STATED TASK:
Work through the data below line by line and say how many lines hold "this"; give only the number.

DATA SHOWN:
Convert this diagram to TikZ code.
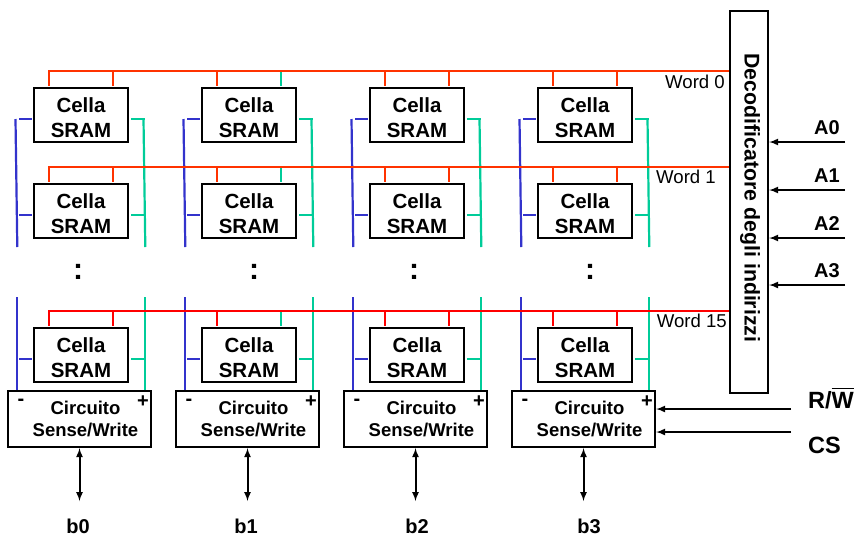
\documentclass[tikz,border=0pt]{standalone}
\usepackage{amsmath}
\usepackage{fontspec}
\setmainfont{Liberation Sans}
\definecolor{wordorange}{HTML}{FF3300}
\definecolor{wordred}{HTML}{FF0000}
\definecolor{bitblue}{HTML}{3333CC}
\definecolor{bitgreen}{HTML}{00CC99}
\tikzset{
  cella/.style={draw,line width=2.4pt,minimum width=94pt,minimum height=54pt,inner sep=0pt},
  cellatext/.style={align=center,inner sep=0pt,font=\fontsize{20.5}{25}\selectfont\bfseries},
  sensebox/.style={draw,line width=2.4pt,minimum width=143pt,minimum height=56pt,inner sep=0pt},
  sensetext/.style={align=center,inner sep=0pt,font=\fontsize{18.5}{22}\selectfont\bfseries},
  bold20/.style={inner sep=0pt,font=\fontsize{20}{24}\selectfont\bfseries},
  bold23/.style={inner sep=0pt,anchor=west,font=\fontsize{23.5}{26}\selectfont\bfseries},
  wordtext/.style={inner sep=0pt,anchor=east,font=\fontsize{18.6}{22}\selectfont},
  wire/.style={line width=2.2pt},
  blackwire/.style={line width=2pt,black}
}
\begin{document}
\begin{tikzpicture}[x=1pt,y=-1pt]
  \useasboundingbox (0,0) rectangle (856,536);
  % decoder
  \node[draw,line width=2.4pt,minimum width=38pt,minimum height=382pt,inner sep=0pt] (dec) at (749,202) {};
  \node[bold20,font=\fontsize{21.3}{24}\selectfont\bfseries,rotate=-90] (dectext) at (750,198) {Decodificatore degli indirizzi};
  % sense/write circuits, bit lines and data pins
  \foreach \c/\sx/\bx/\colx in {0/0/78/78,1/168/246/254,2/336/417/414,3/504/589/590}{
    \node[sensebox] (sense\c) at (\sx+79.5,419) {};
    \node[sensetext] (sensetext\c) at (\sx+85.5,419) {Circuito\\Sense/Write};
    \node[bold20] (minus\c) at (\sx+21,402) {-};
    \node[bold20] (plus\c) at (\sx+143,402) {+};
    \coordinate (pin\c) at (\sx+79.5,501);
    \draw[blackwire,latex-latex] (sense\c.south) -- (pin\c); % data line
    \node[bold20] (b\c) at (\bx,526) {b\c};
    \node[bold20,font=\fontsize{30}{30}\selectfont\bfseries] (dots\c) at (\colx,272) {:};
    \coordinate (bluetop\c) at (\sx+17.3,297);
    \coordinate (greentop\c) at (\sx+145.3,297);
    \draw[wire,bitblue] (\sx+15.5,119) -- (\sx+17.3,247); % upper bit line
    \draw[wire,bitblue] (bluetop\c) -- (bluetop\c |- sense\c.north); % lower bit line
    \draw[wire,bitgreen] (\sx+143.5,119) -- (\sx+145.3,247);
    \draw[wire,bitgreen] (greentop\c) -- (greentop\c |- sense\c.north);
  }
  % cells and word lines
  \foreach \r/\y/\wcol in {0/88/wordorange,1/184/wordorange,15/328/wordred}{
    \colorlet{wordcol}{\wcol}
    \foreach \c/\sx/\tapcol in {0/0/wordcol,1/168/bitgreen,2/336/wordcol,3/504/wordcol}{
      \node[cella] (cell\c r\r) at (\sx+81,\y+27) {};
      \node[cellatext] (celltext\c r\r) at (\sx+81,\y+30) {Cella\\SRAM};
      \path (cell\c r\r.north west) +(16.5,-1) coordinate (tapa\c r\r) +(80.5,-1) coordinate (tapb\c r\r);
      \path (cell\c r\r.west) +(-1,4) coordinate (blue\c r\r);
      \path (cell\c r\r.east) +(2,4) coordinate (green\c r\r);
      \draw[wire,wordcol] (tapa\c r\r) -- +(0,-15); % tap to word line
      \draw[wire,\tapcol] (tapb\c r\r) -- +(0,-15);
      \draw[wire,bitblue] (blue\c r\r) -- +(-13,0); % tap to bit line
      \draw[wire,bitgreen] (green\c r\r) -- +(13.5,0);
    }
    \path (tapa0r\r) +(-1.1,-15) coordinate (wordstart\r);
    \coordinate (wordend\r) at (wordstart\r -| dec.west);
    \draw[wire,wordcol] (wordstart\r) -- (wordend\r); % word line
  }
  \node[wordtext] (word0) at (725,82) {Word 0};
  \node[wordtext] (word1) at (716,177) {Word 1};
  \node[wordtext] (word15) at (727,321) {Word 15};
  % address inputs
  \foreach \n/\y in {0/142,1/190,2/238,3/285}{
    \coordinate (addr\n) at (845,\y);
    \draw[blackwire,-latex] (addr\n) -- (addr\n -| dec.east);
    \node[bold20] (alabel\n) at (827,\y-14) {A\n};
  }
  % control inputs
  \coordinate (rwin) at (791,409);
  \coordinate (csin) at (791,432);
  \draw[blackwire,-latex] (rwin) -- (rwin -| sense3.east);
  \draw[blackwire,-latex] (csin) -- (csin -| sense3.east);
  \node[bold23] (rwlabel) at (808,398) {R/$\overline{\mbox{W}}$};
  \node[bold23] (cslabel) at (808,445) {CS};
\end{tikzpicture}
\end{document}
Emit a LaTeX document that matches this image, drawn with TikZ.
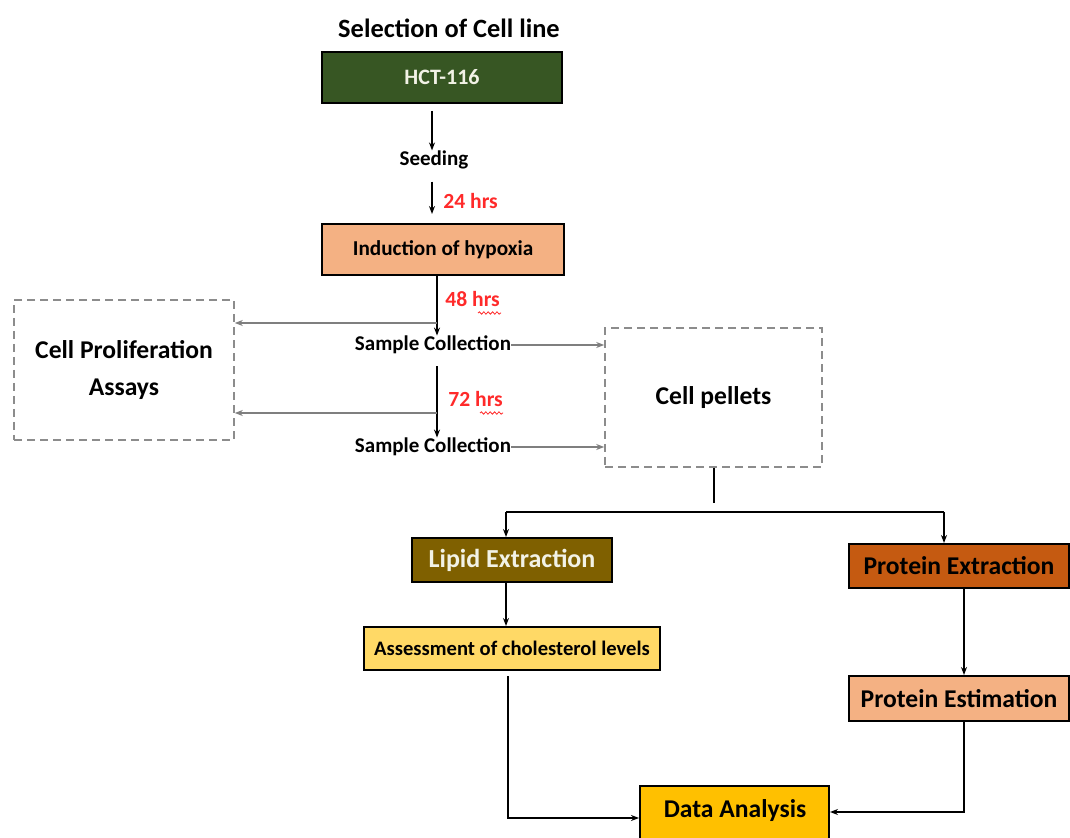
\documentclass[tikz,border=0pt]{standalone}
\usepackage{fontspec}
\setmainfont{Carlito}
\usetikzlibrary{arrows.meta,decorations.pathmorphing}
\definecolor{hctgreen}{HTML}{375623}
\definecolor{salmon}{HTML}{F4B183}
\definecolor{lipidc}{HTML}{7F6000}
\definecolor{protc}{HTML}{C55A11}
\definecolor{assessc}{HTML}{FFD966}
\definecolor{datac}{HTML}{FFC000}
\definecolor{hrsred}{HTML}{FF2A2A}
\definecolor{arrgray}{HTML}{7F7F7F}
\definecolor{dashgray}{HTML}{8C8C8C}
\definecolor{lighttext}{HTML}{F2F2E6}
\begin{document}
\begin{tikzpicture}[x=0.5pt,y=-0.5pt,
  solidbox/.style={draw=black,line width=1pt,inner sep=0pt,font=\bfseries},
  dashbox/.style={draw=dashgray,dash pattern=on 4pt off 2.5pt,line width=0.8pt,inner sep=0pt,font=\bfseries\fontsize{12.8pt}{15.5pt}\selectfont,align=center},
  plain/.style={inner sep=0pt,font=\bfseries\fontsize{10.5pt}{12pt}\selectfont},
  hrs/.style={inner sep=0pt,anchor=west,text=hrsred,font=\bfseries\fontsize{10.8pt}{12pt}\selectfont},
  arr/.style={draw=black,line width=0.75pt,-{Stealth[length=4pt,width=3pt]}},
  line/.style={draw=black,line width=0.75pt},
  garr/.style={draw=arrgray,line width=0.8pt,-{Stealth[length=4pt,width=3pt]}},
  wavy/.style={draw=hrsred,line width=0.4pt,decorate,decoration={snake,amplitude=0.6pt,segment length=2.2pt}}
]
\useasboundingbox (0,0) rectangle (1070,838);

% axis helpers
\coordinate (ax1) at (432,0);
\coordinate (ax2) at (437,0);

% title
\node[inner sep=0pt,font=\bfseries\fontsize{13.2pt}{15pt}\selectfont] (title) at (449,28) {Selection of Cell line};

% boxes
\node[solidbox,fill=hctgreen,text=lighttext,minimum width=120pt,minimum height=25.5pt,font=\bfseries\fontsize{11pt}{13pt}\selectfont] (hct) at (442,77.5) {HCT-116};
\node[plain] (seed) at (434,160) {Seeding};
\node[hrs] (h24) at (443,201) {24 hrs};
\node[solidbox,fill=salmon,minimum width=121pt,minimum height=25.5pt,font=\bfseries\fontsize{10.6pt}{12pt}\selectfont] (ind) at (443,249.5) {Induction of hypoxia};
\node[hrs] (h48) at (445,299) {48 hrs};
\node[plain] (sc1) at (433,345) {Sample Collection};
\node[hrs] (h72) at (448,399) {72 hrs};
\node[plain] (sc2) at (433,447) {Sample Collection};

\node[dashbox,minimum width=110pt,minimum height=70pt] (cpa) at (124,370) {Cell Proliferation\\[3pt]Assays};
\node[dashbox,minimum width=108.5pt,minimum height=69.5pt] (pel) at (713.5,397.5) {Cell pellets};

\node[solidbox,fill=lipidc,text=lighttext,minimum width=100pt,minimum height=22pt,font=\bfseries\fontsize{13pt}{15pt}\selectfont] (lip) at (512,560) {Lipid Extraction};
\node[solidbox,fill=protc,minimum width=110pt,minimum height=22pt,font=\bfseries\fontsize{12.8pt}{15pt}\selectfont] (pex) at (959,566) {Protein Extraction};
\node[solidbox,fill=assessc,minimum width=148pt,minimum height=21.5pt,font=\bfseries\fontsize{10.3pt}{12pt}\selectfont] (ass) at (512,648.5) {Assessment of cholesterol levels};
\node[solidbox,fill=salmon,minimum width=110pt,minimum height=22.5pt,font=\bfseries\fontsize{12.8pt}{15pt}\selectfont] (pes) at (959,698.5) {Protein Estimation};
\node[solidbox,fill=datac,minimum width=94.5pt,minimum height=28pt,font=\bfseries\fontsize{12.8pt}{15pt}\selectfont] (dat) at (734.5,814) {};
\node[inner sep=0pt,font=\bfseries\fontsize{12.8pt}{15pt}\selectfont] (datt) at (735,811) {Data Analysis};

% wavy underlines
\draw[wavy] (478,313) -- (501,313);
\draw[wavy] (480,413) -- (503,413);

% main vertical flow
\draw[arr,shorten <=3.5pt] (hct.south -| ax1) -- (seed.north -| ax1);
\draw[arr,shorten <=6pt,shorten >=4.5pt] (seed.south -| ax1) -- (ind.north -| ax1);
\draw[arr] (ind.south -| ax2) -- (sc1.north -| ax2);
\draw[arr,shorten <=6pt] (sc1.south -| ax2) -- (sc2.north -| ax2);

% side branches
\coordinate (b1) at (437,323);
\coordinate (b2) at (437,413);
\draw[garr] (b1) -- (b1 -| cpa.east);
\draw[garr] (b2) -- (b2 -| cpa.east);
\draw[garr] (sc1.east) -- (sc1.east -| pel.west);
\draw[garr] (sc2.east) -- (sc2.east -| pel.west);

% fork
\coordinate (f0) at (714,503);
\coordinate (fL) at (506,512);
\coordinate (fR) at (944,512);
\draw[line] (pel.south -| f0) -- (f0);
\draw[line] (fL) -- (fR);
\draw[arr] (fL) -- (lip.north -| fL);
\draw[arr] (fR) -- (pex.north -| fR);

% lower flows
\draw[arr] (lip.south -| fL) -- (ass.north -| fL);
\coordinate (dL) at (508,818);
\coordinate (px) at (964,0);
\coordinate (dR) at (964,812);
\draw[arr,shorten <=2.5pt] (ass.south -| dL) -- (dL) -- (dat.west |- dL);
\draw[arr] (pex.south -| px) -- (pes.north -| px);
\draw[arr] (pes.south -| px) -- (dR) -- (dat.east |- dR);
\end{tikzpicture}
\end{document}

IN RESPONSE:
2